People

George Carlin enters rehab

Los Angeles — George Carlin is entering a drug rehabilitation facility to shake his dependence on wine and a painkiller.

“I’m going into rehab because I use too much wine and Vicodin,” the 67-year-old Carlin said in a statement released Monday by his publicist, Jeff Abraham. “No one told me I needed this. I recognized the problem and took the step myself.”

The name and location of the facility weren’t disclosed.

The stand-up comedian and author of the best-selling book “When Will Jesus Bring the Pork Chops?” said he’s never been treated in a rehabilitation facility.

“I know it isn’t easy, but I’m highly motivated and will do whatever’s needed,” he said in the statement. “My levels of use are nowhere near the worst you hear about these days. I could easily have continued functioning at a good level for a while, but my use would have progressed.”

No statue for Bobby Vinton

CanonsBurg, Pa. — Roses are red, my love, violets are blue. Sugar is sweet, my love, but a $100,000 tribute is too much ado.

That’s the message Bobby Vinton has for Canonsburg, the crooner’s former hometown, in nixing plans for a statue and tribute to him.

A group led by borough Councilwoman Jean Popp, who graduated from Canonsburg High School with Vinton in 1952, had hoped to raise $100,000 — $70,000 for the statue and another $30,000 to publicize its dedication, including banquets, printed materials and souvenirs.

But the 69-year-old Vinton, a ’60s pop idol perhaps best known for the love song “Roses Are Red,” e-mailed borough manager Terry Hazlett saying he wouldn’t support the effort.

“I feel that a tribute of this magnitude, with all that is going on the world, and to ask the community to raise $100,000, is inappropriate,” Vinton wrote.

Wise move

Los Angeles — Golden Globe nominee Emmy Rossum picked the opera house over the classroom and hasn’t looked back.

At 12, she had to choose between spending less time at New York’s Metropolitan Opera, where she had been singing in the children’s chorus, and severing ties at the upscale all-girl Spence School. Her decision appears to have paid off.

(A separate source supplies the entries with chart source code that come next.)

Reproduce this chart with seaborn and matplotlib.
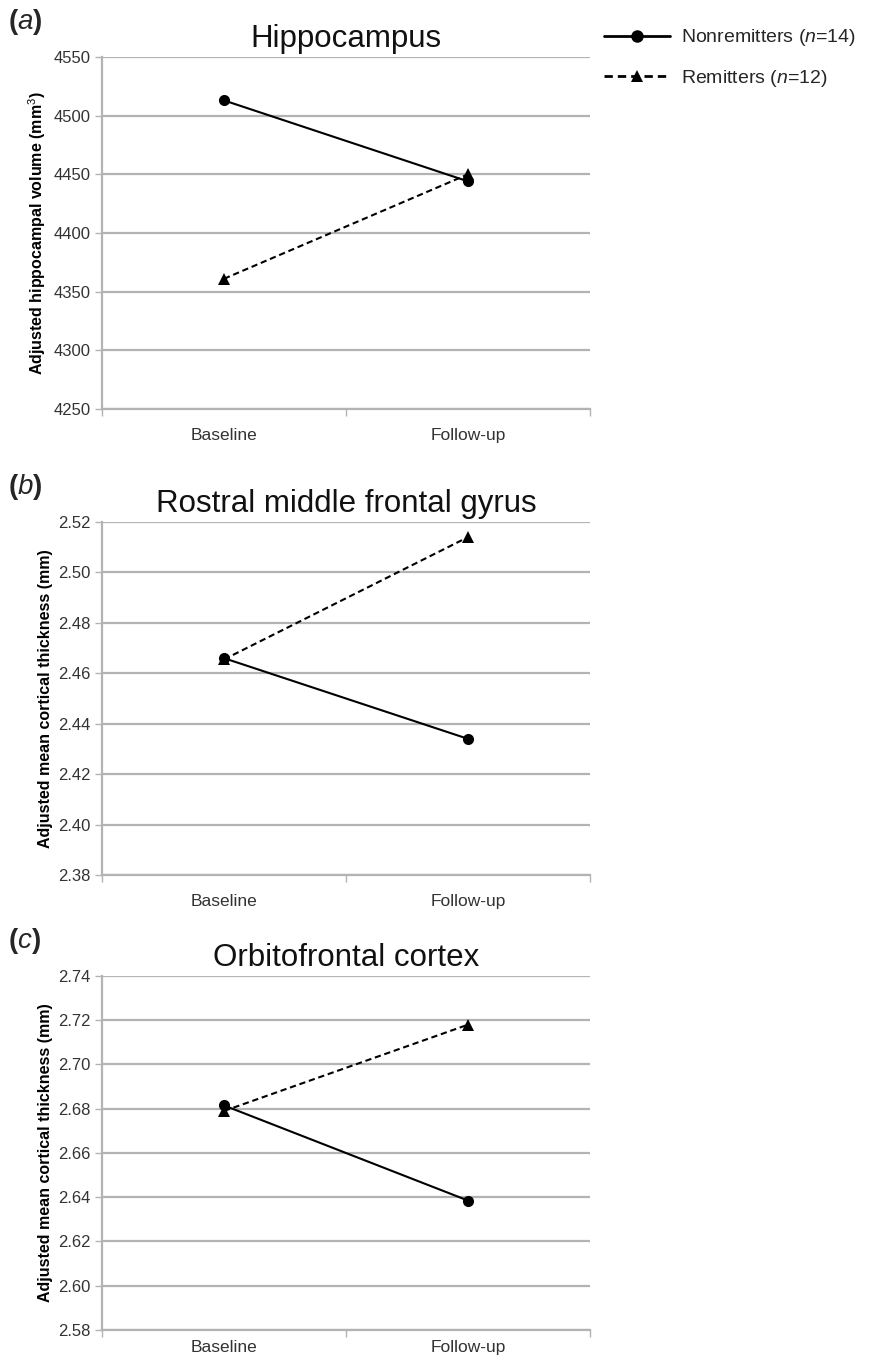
import matplotlib
matplotlib.use("Agg")
import matplotlib.pyplot as plt
import seaborn as sns
import pandas as pd
from matplotlib.ticker import FixedLocator, NullFormatter

sns.set_theme(style="white")
plt.rcParams['font.family'] = ['Liberation Sans', 'DejaVu Sans']
plt.rcParams['mathtext.fontset'] = 'custom'
plt.rcParams['mathtext.it'] = 'Liberation Sans:italic'
plt.rcParams['mathtext.bf'] = 'Liberation Sans:bold'
plt.rcParams['mathtext.rm'] = 'Liberation Sans'

# ---- data ----
timepoints = ["Baseline", "Follow-up"]
groups = ["Nonremitters", "Remitters"]
group_labels = ["Nonremitters ($\\it{n}$=14)", "Remitters ($\\it{n}$=12)"]

hippo_nonrem = [4513, 4444]
hippo_rem = [4361, 4450]
rmfg_nonrem = [2.466, 2.434]
rmfg_rem = [2.4655, 2.514]
ofc_nonrem = [2.6815, 2.6385]
ofc_rem = [2.679, 2.718]

panel_titles = ["Hippocampus", "Rostral middle frontal gyrus", "Orbitofrontal cortex"]
panel_letters = ["a", "b", "c"]
ylabels = ["Adjusted hippocampal volume (mm$^3$)",
           "Adjusted mean cortical thickness (mm)",
           "Adjusted mean cortical thickness (mm)"]
yticks_a = [4250, 4300, 4350, 4400, 4450, 4500, 4550]
yticks_b = [2.38, 2.40, 2.42, 2.44, 2.46, 2.48, 2.50, 2.52]
yticks_c = [2.58, 2.60, 2.62, 2.64, 2.66, 2.68, 2.70, 2.72, 2.74]
ytick_fmt = ["{:.0f}", "{:.2f}", "{:.2f}"]

panels = [(hippo_nonrem, hippo_rem, yticks_a),
          (rmfg_nonrem, rmfg_rem, yticks_b),
          (ofc_nonrem, ofc_rem, yticks_c)]

W, H = 872, 1361
fig = plt.figure(figsize=(W / 100, H / 100), dpi=100)

# axes boxes in pixel coordinates (left, top, right, bottom)
boxes = [(102, 57, 590, 409), (102, 522, 590, 875), (102, 976, 590, 1330)]
xpads = [14, 14, 7]

grid_col = "#b3b3b3"
text_col = "#333333"

handles = None
for i, ((nr, rm, yt), box) in enumerate(zip(panels, boxes)):
    l, t, r, b = box
    ax = fig.add_axes([l / W, 1 - b / H, (r - l) / W, (b - t) / H])
    df = pd.DataFrame({
        "time": timepoints * 2,
        "group": [groups[0]] * 2 + [groups[1]] * 2,
        "value": list(nr) + list(rm),
    })
    for yv in yt:
        ax.axhline(yv, color=grid_col, lw=1.6, zorder=0)
    sns.lineplot(data=df, x="time", y="value", hue="group", style="group",
                 palette={groups[0]: "black", groups[1]: "black"},
                 markers={groups[0]: "o", groups[1]: "^"},
                 dashes={groups[0]: "", groups[1]: (3, 1.8)},
                 markersize=8, linewidth=1.5, markeredgewidth=0,
                 sort=False, ax=ax, zorder=3)
    if handles is None:
        handles, _ = ax.get_legend_handles_labels()
    ax.get_legend().remove()

    ax.set_xlim(-0.5, 1.5)
    ax.set_ylim(yt[0], yt[-1])
    ax.set_yticks(yt)
    ax.set_yticklabels([ytick_fmt[i].format(v) for v in yt], fontsize=12, color=text_col)
    ax.xaxis.set_major_locator(FixedLocator([-0.5, 0.5, 1.5]))
    ax.xaxis.set_major_formatter(NullFormatter())
    ax.xaxis.set_minor_locator(FixedLocator([0, 1]))
    ax.set_xticklabels(timepoints, minor=True, fontsize=12.5, color=text_col)
    ax.tick_params(axis="x", which="major", length=5, width=1, color=grid_col, direction="out", bottom=True)
    ax.tick_params(axis="x", which="minor", length=0, pad=xpads[i], bottom=True)
    ax.tick_params(axis="y", length=5, width=1, color=grid_col, direction="out", left=True, pad=3)
    ax.set_xlabel("")
    ax.set_ylabel(ylabels[i], fontsize=11.5, fontweight="bold", color="black", labelpad=4)
    for s in ["top", "right"]:
        ax.spines[s].set_visible(False)
    for s in ["left", "bottom"]:
        ax.spines[s].set_color(grid_col)
        ax.spines[s].set_linewidth(1.6)
    ax.grid(False)

    ax.set_title(panel_titles[i], fontsize=22.5, color="#111111", pad=7)
    ax.annotate("($\\bf{\\it{" + panel_letters[i] + "}}$)", xy=(8 / W, 1 - (t - 20) / H),
                xycoords="figure fraction", fontsize=20, fontweight="bold", va="bottom", ha="left")

leg = fig.legend(handles, group_labels, loc="upper left",
                 bbox_to_anchor=(586 / W, 1 - 10 / H), frameon=False,
                 fontsize=14, handlelength=3.4, handletextpad=0.6,
                 labelspacing=1.0)
for h in leg.legend_handles:
    h.set_linewidth(2.0)
    h.set_markersize(9)

fig.savefig("out.png", dpi=100)
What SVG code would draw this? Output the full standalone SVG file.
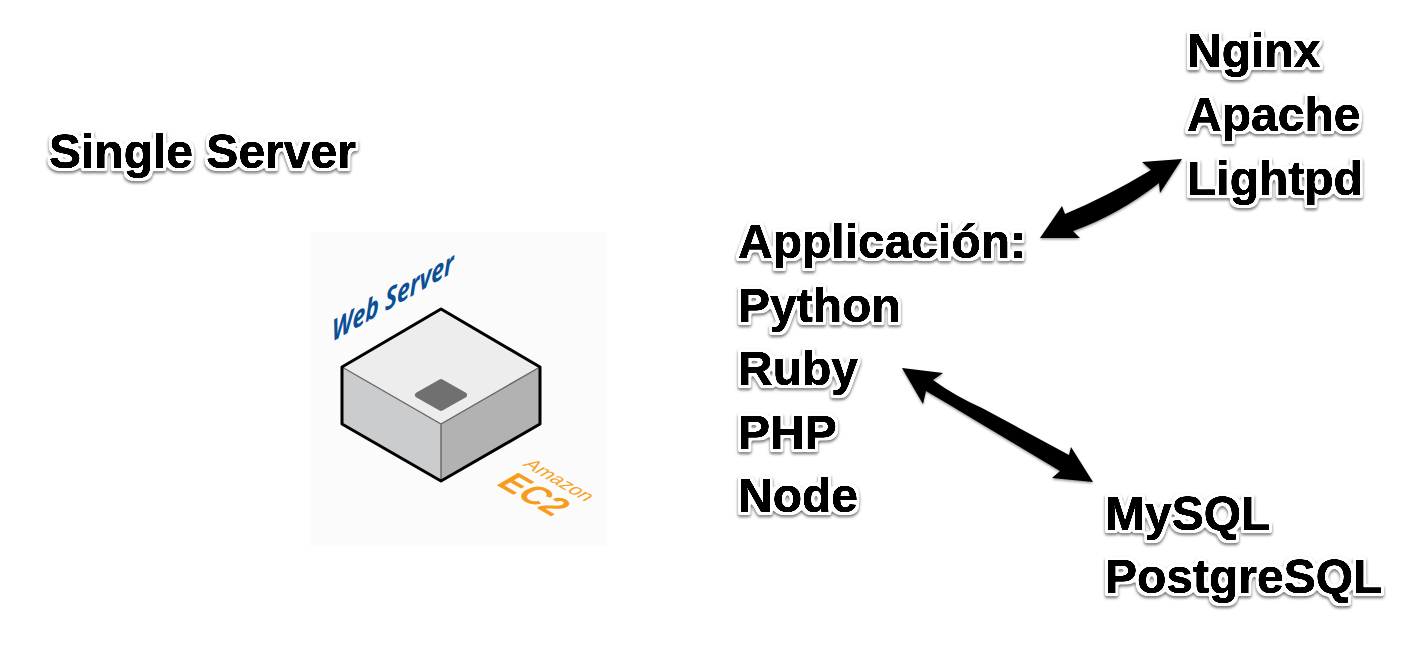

Rossum, 18, has been receiving rave reviews for her work in the film version of Andrew Lloyd Webber’s “The Phantom of the Opera.”

She portrays Christine, a young soprano at the Paris Opera who becomes caught up in the teaching and music of the mysterious phantom.

It was destiny

Chicago — David Carradine says he inspired the title role in the “Kill Bill” movies, but the part was originally written for Warren Beatty.

Carradine explained during an interview with the Chicago Tribune earlier this year that Beatty initially landed the role, but director Quentin Tarantino kept instructing him to act like Carradine.

“Then the part comes to me, and it fits like a glove because it’s actually written about me,” Carradine said. “All I had to do was show up and learn the lines.”

Carradine dismissed rumors that Beatty was fired from the movie or walked off the set.

“He just understood the true destiny of the movie and what it would do for me,” the 68-year-old actor said.

Carradine starred in the ’70s TV series “Kung Fu” and “Kung Fu: The Legend Continues” in 1992.

Pakistan releases actor

Los Angeles — An aspiring actor was greeted at Los Angeles International Airport by family members, including his tearful mother, and friends after serving two years in a Pakistani prison on drug charges.

Erik Anthony Aude, who had minor roles in the TV show “Reba” and the film “Dude, Where’s My Car?” was freed Thursday from a jail in Rawalpindi, a city near Islamabad, Pakistan’s capital.

“I feel wonderful,” Aude told The Associated Press in a phone interview. “This is the best gift I could ever ask for, spending time with some wonderful friends and family.”

Aude was arrested at Islamabad airport Feb. 15, 2002, after authorities said they found 7.9 pounds of opium in a suitcase he was carrying minutes before he was to leave on a flight for Dubai, United Arab Emirates.

He maintained he had no idea how the drugs got into his luggage but was sentenced in January 2003 to seven years in prison. Two months ago, a convicted drug dealer declared in a sworn statement that he never told Aude about the drugs in the suitcase.